Battle of the Chav
North America is bracing for Chav War… love, love, love.
In one corner: Victoria Beckham. No introduction required, though she’s mildly turned it down of late, getting rid of those press on nails and that tacky ass weave, the concrete tits remain firmly in tact, as do the c*cklips and the overtan, and so the Chav beats fiercely underneath the Armani…forever.
In the other corner: Jordan aka Katie Price, Victoria’s bitter enemy, who needs no further description – take a look at the photos…now THIS is the high priestess of Chav.
And both bitches are headed right for America, headlining their own reality shows, taking their rivalry stateside in what should be the most deliciously smutty battle, like, ever.
Background behind the bad blood? Besides the obvious?
At one point, Posh badmouthed Jordan, Jordan bashed back, calling her a hypocrite for not admitting to getting her tits done (grudgingly agree) and sticking it in deeper by saying that Posh only hires ugly helpers to prevent David from poppin’ a c*ckstand for the nanny. Hee.
Now E! has optioned the Jordan reality series to begin in April – 3 installments which have already aired in the UK featuring Jordan and her equally pathetic husband Peter Andre. Check out his Carb Face – so alarming, it’s like expanding wax.

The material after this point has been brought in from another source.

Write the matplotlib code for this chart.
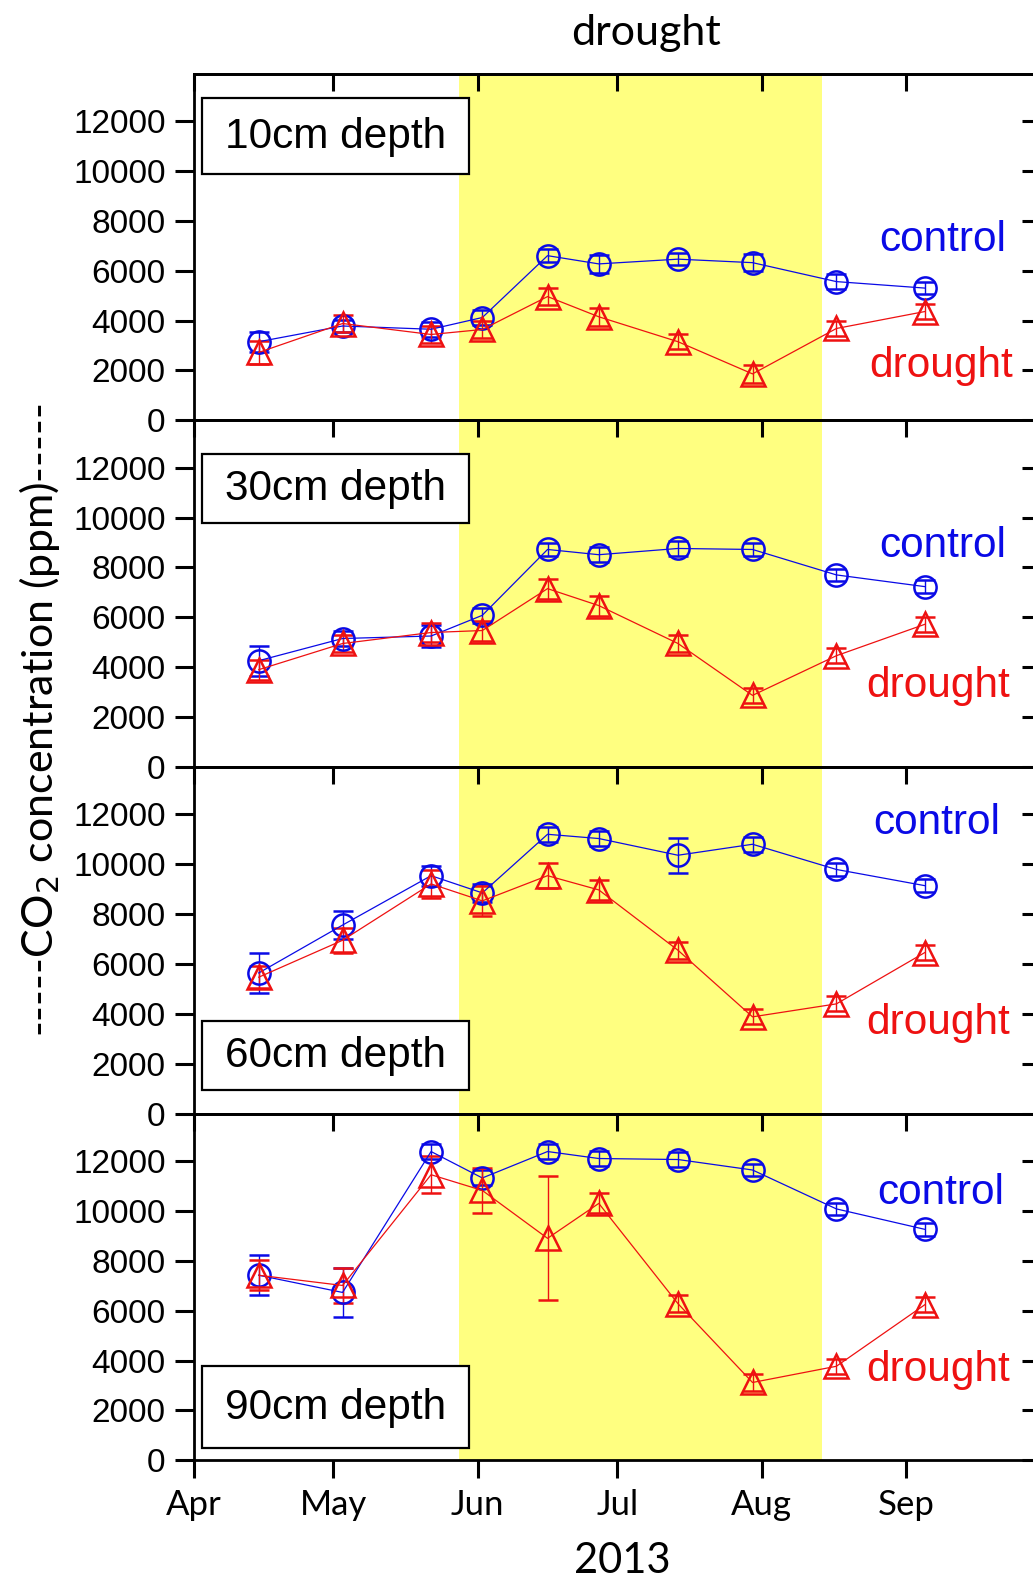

And, as you already know, Victoria has signed on for her very own show to be broadcast on NBC starting in a couple of months.
Posh vs Jordan…who wins the ratings battle?
I predict Jordan.
Because Victoria is boring. Because word is she’s so boring they had to hire a “plant” employee to stir up drama. And because there will be a Trainwreck fascination to watching Jordan and Peter. The same people who tuned into Jerry Springer will inevitably be drawn to another blonde caricature with a troubled past using and abusing her own body for fame and notoriety with a disadvantaged son who suffers in her shadow. Sound familiar?
So unless Posh drops the vanity and agrees to get dirty… Jordan wins on tv. And Mrs Beckham will lose her sh-t.